Dopplr: Huge Success
11 December 2007
Just a brief post here to unashamedly promote the work of some friends. As the title hints, Dopplr – the little startup that could – is now out of beta and releasing on time. It’s a great site – a product that exists not to make you travel more, or travel less, but to make that travel more pleasurable, by fostering coincidensity.
Now, I don’t travel a great amount, so I put “smaller” trips than most people in. Somebody once laughed that I put trips to visit my parents in. But that’s where other useful functionality of Dopplr comes in handy: it lets my trusted friends know when I’m not around. Sometimes, I’m telling you I’m away, not that I’ll be there.
And it’s super-handy if you don’t travel much, but you have foreign friends – it’s already engineered several “oh, you’re passing through London?” meet-ups for me, that otherwise I’d never have had.
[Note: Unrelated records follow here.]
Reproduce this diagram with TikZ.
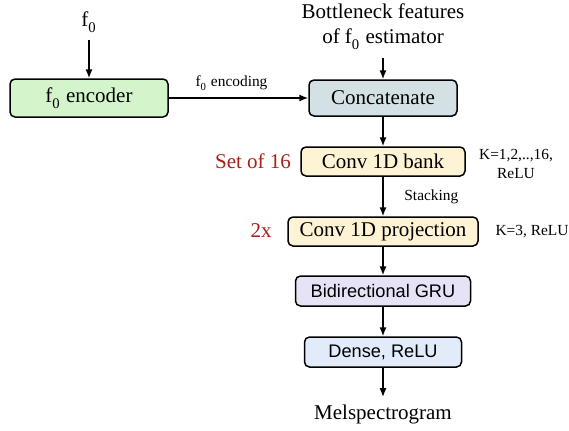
\documentclass[tikz,border=0pt]{standalone}
\usepackage{fontspec}
\setmainfont{Liberation Serif}
\setsansfont{Liberation Sans}
\usepackage{tikz}
\usetikzlibrary{arrows.meta}
\usepackage{xcolor}
\definecolor{encgreen}{HTML}{D4F5CC}
\definecolor{catgray}{HTML}{D3E1E4}
\definecolor{convcream}{HTML}{FFF3D6}
\definecolor{grulilac}{HTML}{E7E3F6}
\definecolor{densblue}{HTML}{E1EBFA}
\definecolor{setred}{HTML}{A8201A}
\newcommand{\fnull}{f\textsubscript{\raisebox{-0.45ex}{0}}}

\begin{document}
\begin{tikzpicture}[x=0.5pt, y=-0.5pt, line width=0.75pt,
    font=\fontsize{10.5}{12.5}\selectfont,
    >={Latex[length=4.5pt,width=3.6pt]},
    blk/.style={draw, rounded corners=2.5pt, inner sep=0pt, minimum height=14.5pt},
    lbl/.style={font=\fontsize{7.7}{9.2}\selectfont},
    rep/.style={text=setred}]
    \useasboundingbox (0,0) rectangle (569,430);
    % Entradas
    \node (f0) at (89,22) {\fnull};
    \node[align=center] (bneck) at (383,27) {Bottleneck features\\of \fnull{} estimator};
    % Blocos
    \node[blk, fill=encgreen, minimum width=79pt, minimum height=19pt] (enc) at (89,98) {\fnull{} encoder};
    \node[blk, fill=catgray, minimum width=74pt, minimum height=18pt] (concat) at (383,98) {Concatenate};
    \node[blk, fill=convcream, minimum width=82pt] (bank) at (383,161.5) {Conv 1D bank};
    \node[blk, fill=convcream, minimum width=95pt] (proj) at (383,231.5) {Conv 1D projection};
    \node[blk, fill=grulilac, minimum width=87.5pt, minimum height=15pt, font=\sffamily\fontsize{9.1}{11}\selectfont] (gru) at (383,291) {Bidirectional GRU};
    \node[blk, fill=densblue, minimum width=78.5pt, minimum height=15pt, font=\sffamily\fontsize{9.1}{11}\selectfont] (dense) at (383,352) {Dense, ReLU};
    % Saida
    \node (mel) at (383,414) {Melspectrogram};
    % Setas
    \draw[->] (f0) -- (enc);
    \draw[->] (bneck) -- (concat);
    \draw[->] (enc) -- node[lbl, above, pos=0.45] {\fnull{} encoding} (concat);
    \draw[->] (concat) -- (bank);
    \draw[->] (bank) -- node[lbl, right, xshift=7pt] {Stacking} (proj);
    \draw[->] (proj) -- (gru);
    \draw[->] (gru) -- (dense);
    \draw[->] (dense) -- (mel);
    % Anotacoes
    \node[rep] (set16) at (253,161) {Set of 16};
    \node[rep] (twox) at (261,231) {2x};
    \node[lbl, align=center] (bankk) at (516,164) {K=1,2,..,16,\\ReLU};
    \node[lbl] (projk) at (532,232) {K=3, ReLU};
\end{tikzpicture}
\end{document}
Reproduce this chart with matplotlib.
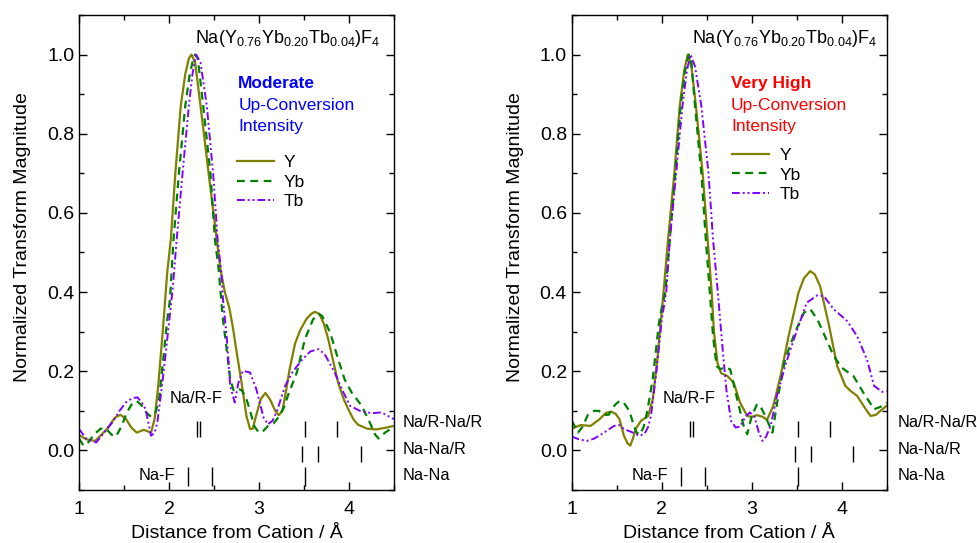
import numpy as np
import matplotlib
matplotlib.use('Agg')
import matplotlib.pyplot as plt
from matplotlib.ticker import MultipleLocator

plt.rcParams['font.family'] = ['Liberation Sans', 'DejaVu Sans']
plt.rcParams['mathtext.fontset'] = 'custom'
plt.rcParams['mathtext.rm'] = 'Liberation Sans'

# ---- data (r in Angstrom, normalized |FT|) ----
# left panel: moderate up-conversion
r_y_mod = [1.00, 1.08, 1.18, 1.31, 1.40, 1.46, 1.52, 1.58, 1.64, 1.72, 1.80, 1.84, 1.88, 1.93,
           1.98, 2.02, 2.07, 2.13, 2.18, 2.22, 2.25, 2.29, 2.35, 2.44, 2.53, 2.57, 2.62, 2.67,
           2.71, 2.75, 2.80, 2.86, 2.90, 2.93, 2.97, 3.02, 3.07, 3.12, 3.18, 3.22, 3.26, 3.30,
           3.34, 3.40, 3.46, 3.53, 3.58, 3.62, 3.67, 3.72, 3.77, 3.83, 3.88, 3.94, 3.99, 4.05,
           4.10, 4.20, 4.30, 4.40, 4.50]
y_mod = [0.039, 0.028, 0.024, 0.054, 0.083, 0.090, 0.080, 0.058, 0.045, 0.052, 0.045, 0.080,
         0.163, 0.300, 0.450, 0.533, 0.700, 0.870, 0.950, 0.990, 1.000, 0.980, 0.870, 0.700,
         0.533, 0.460, 0.400, 0.360, 0.310, 0.250, 0.180, 0.087, 0.054, 0.055, 0.090, 0.130,
         0.145, 0.130, 0.100, 0.089, 0.100, 0.150, 0.205, 0.270, 0.305, 0.333, 0.345, 0.350,
         0.345, 0.320, 0.280, 0.220, 0.170, 0.130, 0.105, 0.078, 0.065, 0.055, 0.053, 0.057,
         0.062]

r_yb_mod = [1.00, 1.05, 1.10, 1.17, 1.24, 1.30, 1.36, 1.41, 1.47, 1.53, 1.58, 1.64, 1.69, 1.75,
            1.80, 1.85, 1.89, 1.94, 1.98, 2.01, 2.05, 2.11, 2.18, 2.23, 2.27, 2.29, 2.32, 2.38,
            2.46, 2.51, 2.55, 2.58, 2.60, 2.64, 2.68, 2.72, 2.77, 2.81, 2.86, 2.90, 2.95, 3.00,
            3.05, 3.10, 3.16, 3.22, 3.28, 3.32, 3.42, 3.51, 3.60, 3.66, 3.70, 3.79, 3.88, 3.95,
            4.03, 4.14, 4.23, 4.29, 4.33, 4.40, 4.46, 4.50]
yb_mod = [0.030, 0.012, 0.020, 0.041, 0.055, 0.055, 0.040, 0.035, 0.060, 0.095, 0.115, 0.125,
          0.115, 0.095, 0.085, 0.095, 0.130, 0.240, 0.330, 0.380, 0.533, 0.700, 0.870, 0.950,
          0.990, 1.000, 0.990, 0.870, 0.700, 0.533, 0.460, 0.380, 0.330, 0.256, 0.180, 0.150,
          0.155, 0.152, 0.130, 0.100, 0.060, 0.045, 0.050, 0.062, 0.068, 0.085, 0.110, 0.138,
          0.197, 0.281, 0.331, 0.345, 0.340, 0.298, 0.230, 0.180, 0.146, 0.113, 0.071, 0.040,
          0.030, 0.045, 0.054, 0.056]

r_tb_mod = [1.00, 1.08, 1.19, 1.28, 1.37, 1.45, 1.52, 1.59, 1.65, 1.70, 1.74, 1.78, 1.80, 1.84,
            1.87, 1.92, 1.96, 2.04, 2.085, 2.15, 2.22, 2.26, 2.30, 2.35, 2.42, 2.49, 2.54, 2.58,
            2.60, 2.64, 2.68, 2.73, 2.77, 2.82, 2.90, 2.97, 3.05, 3.10, 3.15, 3.20, 3.29, 3.37,
            3.48, 3.57, 3.66, 3.73, 3.84, 3.92, 4.01, 4.12, 4.25, 4.36, 4.45, 4.50]
tb_mod = [0.054, 0.030, 0.020, 0.045, 0.071, 0.100, 0.121, 0.132, 0.134, 0.120, 0.104, 0.060,
          0.037, 0.045, 0.071, 0.160, 0.239, 0.407, 0.533, 0.700, 0.870, 0.950, 1.000, 0.980,
          0.870, 0.700, 0.533, 0.450, 0.380, 0.289, 0.163, 0.121, 0.170, 0.201, 0.197, 0.155,
          0.083, 0.066, 0.075, 0.100, 0.163, 0.197, 0.230, 0.250, 0.256, 0.243, 0.197, 0.155,
          0.113, 0.100, 0.094, 0.096, 0.085, 0.079]

# right panel: very high up-conversion
r_y_high = [1.00, 1.10, 1.21, 1.31, 1.38, 1.44, 1.49, 1.53, 1.58, 1.62, 1.65, 1.68, 1.71, 1.77,
            1.85, 1.90, 1.955, 2.02, 2.07, 2.14, 2.20, 2.25, 2.29, 2.33, 2.38, 2.455, 2.51,
            2.555, 2.58, 2.62, 2.66, 2.73, 2.80, 2.87, 2.95, 3.00, 3.06, 3.12, 3.17, 3.24, 3.32,
            3.41, 3.52, 3.58, 3.65, 3.70, 3.76, 3.86, 3.95, 4.04, 4.10, 4.17, 4.25, 4.32, 4.38,
            4.43, 4.50]
y_high = [0.055, 0.064, 0.062, 0.079, 0.095, 0.098, 0.092, 0.079, 0.037, 0.018, 0.012, 0.030,
          0.054, 0.075, 0.087, 0.129, 0.239, 0.400, 0.533, 0.700, 0.870, 0.960, 1.000, 0.970,
          0.870, 0.700, 0.533, 0.400, 0.300, 0.220, 0.195, 0.188, 0.171, 0.121, 0.087, 0.085,
          0.089, 0.085, 0.077, 0.113, 0.188, 0.289, 0.399, 0.435, 0.453, 0.445, 0.415, 0.314,
          0.213, 0.163, 0.150, 0.138, 0.110, 0.087, 0.090, 0.100, 0.113]

r_yb_high = [1.00, 1.07, 1.12, 1.18, 1.25, 1.30, 1.36, 1.41, 1.48, 1.53, 1.58, 1.64, 1.68, 1.72,
             1.76, 1.80, 1.84, 1.90, 1.97, 2.00, 2.04, 2.09, 2.15, 2.21, 2.26, 2.30, 2.33, 2.37,
             2.44, 2.49, 2.54, 2.57, 2.61, 2.65, 2.70, 2.76, 2.83, 2.91, 2.95, 3.00, 3.06, 3.10,
             3.15, 3.23, 3.30, 3.37, 3.48, 3.58, 3.65, 3.73, 3.82, 3.91, 4.00, 4.13, 4.24, 4.36,
             4.43, 4.50]
yb_high = [0.075, 0.045, 0.060, 0.090, 0.100, 0.100, 0.090, 0.090, 0.115, 0.125, 0.120, 0.100,
           0.070, 0.045, 0.040, 0.060, 0.100, 0.180, 0.323, 0.360, 0.400, 0.533, 0.700, 0.870,
           0.960, 1.000, 0.980, 0.870, 0.700, 0.533, 0.382, 0.289, 0.213, 0.205, 0.210, 0.205,
           0.138, 0.062, 0.041, 0.087, 0.117, 0.110, 0.087, 0.045, 0.146, 0.230, 0.298, 0.348,
           0.357, 0.331, 0.285, 0.239, 0.209, 0.188, 0.146, 0.104, 0.110, 0.121]

r_tb_high = [1.00, 1.08, 1.17, 1.25, 1.36, 1.47, 1.53, 1.58, 1.68, 1.75, 1.81, 1.85, 1.88, 1.94,
             2.00, 2.05, 2.09, 2.16, 2.23, 2.28, 2.32, 2.37, 2.44, 2.52, 2.57, 2.63, 2.66, 2.69,
             2.72, 2.74, 2.77, 2.82, 2.87, 2.93, 2.98, 3.03, 3.08, 3.12, 3.16, 3.21, 3.28, 3.37,
             3.48, 3.61, 3.73, 3.80, 3.91, 4.06, 4.17, 4.28, 4.36, 4.45, 4.50]
tb_high = [0.035, 0.028, 0.024, 0.030, 0.045, 0.062, 0.064, 0.054, 0.045, 0.037, 0.042, 0.060,
           0.087, 0.197, 0.330, 0.400, 0.533, 0.700, 0.870, 0.960, 1.000, 0.970, 0.870, 0.700,
           0.533, 0.382, 0.300, 0.222, 0.150, 0.121, 0.075, 0.058, 0.060, 0.085, 0.096, 0.085,
           0.045, 0.024, 0.035, 0.062, 0.138, 0.213, 0.289, 0.373, 0.392, 0.390, 0.357, 0.327,
           0.289, 0.230, 0.163, 0.148, 0.150]

# bond distance markers
na_r_f = [2.31, 2.345]
na_r_na_r = [3.51, 3.87]
na_na_r = [3.48, 3.66, 4.13]
na_na = [3.51]
na_f = [2.21, 2.48]

title = r'Na(Y$_{\mathregular{0.76}}$Yb$_{\mathregular{0.20}}$Tb$_{\mathregular{0.04}}$)F$_{\mathregular{4}}$'

C_Y = '#808000'
C_YB = '#008000'
C_TB = '#8000ff'
FS = 12.5      # annotation / legend text
FS_B = 11.8    # bond labels
FS_T = 14      # tick and axis labels

fig = plt.figure(figsize=(9.77, 5.43), dpi=100)
ax1 = fig.add_axes([0.0809, 0.0976, 0.3224, 0.8748])
ax2 = fig.add_axes([0.5852, 0.0976, 0.3224, 0.8748])


def draw_panel(ax, ry, y, ryb, yb, rtb, tb, word, color, leg_anchor, lab_x, title_x):
    ax.plot(ry, y, '-', color=C_Y, lw=1.6, label='Y')
    ax.plot(ryb, yb, color=C_YB, lw=1.6, ls=(0, (3.5, 2.5)), label='Yb')
    ax.plot(rtb, tb, color=C_TB, lw=1.4, ls=(0, (4, 1.5, 1, 1.5, 1, 1.5)), label='Tb')

    # bond markers
    ax.vlines(na_r_f, 0.033, 0.075, color='k', lw=1)
    ax.vlines(na_r_na_r, 0.033, 0.075, color='k', lw=1)
    ax.vlines(na_na_r, -0.030, 0.012, color='k', lw=1)
    ax.vlines(na_na, -0.089, -0.043, color='k', lw=1)
    ax.vlines(na_f, -0.089, -0.043, color='k', lw=1)
    ax.text(2.30, 0.12, 'Na/R-F', ha='center', fontsize=FS_B)
    ax.text(2.07, -0.074, 'Na-F', ha='right', fontsize=FS_B)
    ax.text(lab_x, 0.058, 'Na/R-Na/R', fontsize=FS_B, clip_on=False)
    ax.text(lab_x, -0.009, 'Na-Na/R', fontsize=FS_B, clip_on=False)
    ax.text(lab_x, -0.074, 'Na-Na', fontsize=FS_B, clip_on=False)

    ax.text(title_x, 0.940, title, transform=ax.transAxes, fontsize=FS + 0.5, va='baseline')
    ax.text(2.77, 0.916, word, color=color, fontsize=FS, fontweight='bold')
    ax.text(2.77, 0.86, 'Up-Conversion', color=color, fontsize=FS)
    ax.text(2.77, 0.806, 'Intensity', color=color, fontsize=FS)

    ax.legend(loc='upper left', bbox_to_anchor=leg_anchor, frameon=False, fontsize=FS,
              handlelength=2.1, handletextpad=0.6, labelspacing=0.27, borderpad=0,
              borderaxespad=0)

    ax.set_xlim(1, 4.5)
    ax.set_ylim(-0.1, 1.1)
    ax.xaxis.set_major_locator(MultipleLocator(1))
    ax.xaxis.set_minor_locator(MultipleLocator(0.5))
    ax.yaxis.set_major_locator(MultipleLocator(0.2))
    ax.yaxis.set_minor_locator(MultipleLocator(0.1))
    ax.tick_params(which='both', direction='in', top=True, right=True, labelsize=FS_T)
    ax.tick_params(which='major', length=6, width=1)
    ax.tick_params(which='minor', length=3.5, width=1)
    ax.tick_params(axis='x', which='major', pad=8)
    ax.set_yticks([0, 0.2, 0.4, 0.6, 0.8, 1.0])
    ax.set_yticklabels(['0.0', '0.2', '0.4', '0.6', '0.8', '1.0'])
    for s in ax.spines.values():
        s.set_linewidth(1.0)
    ax.set_xlabel('Distance from Cation / Å', fontsize=FS_T, labelpad=5)
    ax.set_ylabel('Normalized Transform Magnitude', fontsize=FS_T, labelpad=11.5)
    ax.yaxis.label.set_y(0.533)


draw_panel(ax1, r_y_mod, y_mod, r_yb_mod, yb_mod, r_tb_mod, tb_mod,
           'Moderate', '#0000ff', (0.502, 0.706), 4.597, 0.368)
draw_panel(ax2, r_y_high, y_high, r_yb_high, yb_high, r_tb_high, tb_high,
           'Very High', '#ff0000', (0.51, 0.721), 4.618, 0.381)

fig.savefig('out.png', dpi=100)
So, Dopplr: if you’ve not been playing with it in the beta, take a look. It’s wonderfully put together, with lots of tiny touches that make all the difference. And if you’re not sure that it’s quite for you… think again; it might come in handy. The only thing you need to get your head around: it’s not about your friendsters. It’s about your friends. Proper, real-life friends. You need the people you know on it – but once they are, it makes the business of global friendship so much easier…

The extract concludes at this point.